Adam Fullerton (librarygeekadam) Greetings everyone! My apologies for not getting back to everyone sooner but it had been so quiet on here that I didn't think anyone was interested.

Please let me know if you are interested and we can see if we can get the group off the ground.

Warsaw Pact countries would count. Pretty much east of Germany and Finland, down to the Balkans and it would include Russia. During certain points of time it would include other areas like Greece or possibly Germany or Finland and on an occasion France but the focus is supposed to be on the cultures and countries in the geographical location of Eastern and South Eastern Europe.

I personally would be up for suggestions. If we have enough people perhaps we can take turns or set up some kind of survey to choose the books.

I am pretty open. Let me know what you all want to do.

Thanks!


message 5: by Andy (new)

Andy Mcclelland | 1 comments Angelique wrote: "Hi, I'm Angie. I love Russian history. I was wondering if you took suggestions for books to read?"
Molotov's Magic lantern by Rachel Polonsky is a wonderful book if you have not already read it , It is full of bite size tasty glimpses of Russia's history and culture that just makes the reader hungry for more.


message 6: by Renée (new)

Renée  Garris Schwabe | 1 comments Good Morning.....Hope to see lots of ideas, books, and discussions here!

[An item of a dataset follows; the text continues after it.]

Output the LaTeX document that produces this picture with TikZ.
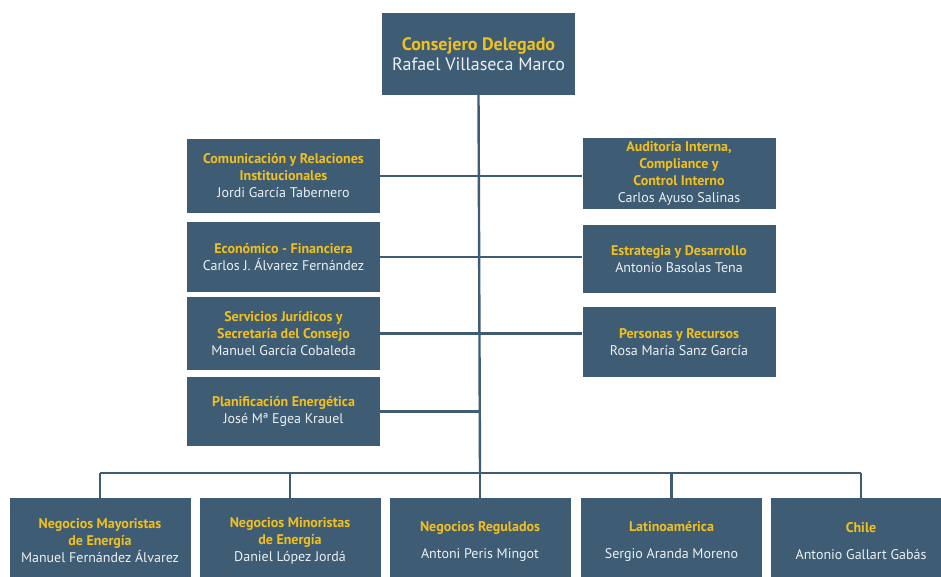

Have been reading Iron Curtain, by Anne Applebaum, and am really enjoying it. I am open to any suggestions for books as well.....Thanks for getting this started...

Renee


message 7: by Madeline (last edited Jun 02, 2013 11:46AM) (new)

Madeline | 1 comments Probably this would be a (very) late reply, but I just wanna say I totally agree with Andy! even though it might take a while to catch up with the story especially if you kind of start from zero background in Russian history (at least, that's what happens to me), but the book is awesome and the way the story's been told isn't 'that hard' to follow :-) this is now one of my favorite book!


message 8: by Danny (new)

Danny | 7 comments Hey everyone! Glad to see some like minded folks in here. I just read Anne Applebaum's "Iron Curtain" and really was fascinated by the history. I recently saw a book at B&N about post-totalitarian eastern bloc countries but now I can't remember the title. Does anyone know a good way to keep up to date on emerging histories and or novels on this subject? I scoured goodreads lists to no effect. Glad to find this group however! Considering reading Applebaum's "Gulag" Anyone read that one?


message 9: by Heinz (new)

Heinz Kohler | 1 comments Hi everyone,

My name is Heinz Kohler and I am currently running giveaways of my latest two books at goodreads. One of them, among other things, recounts my experiences following World War II with the Soviet occupation of East Germany and life in the years that followed. That seems to fit the interests of this group.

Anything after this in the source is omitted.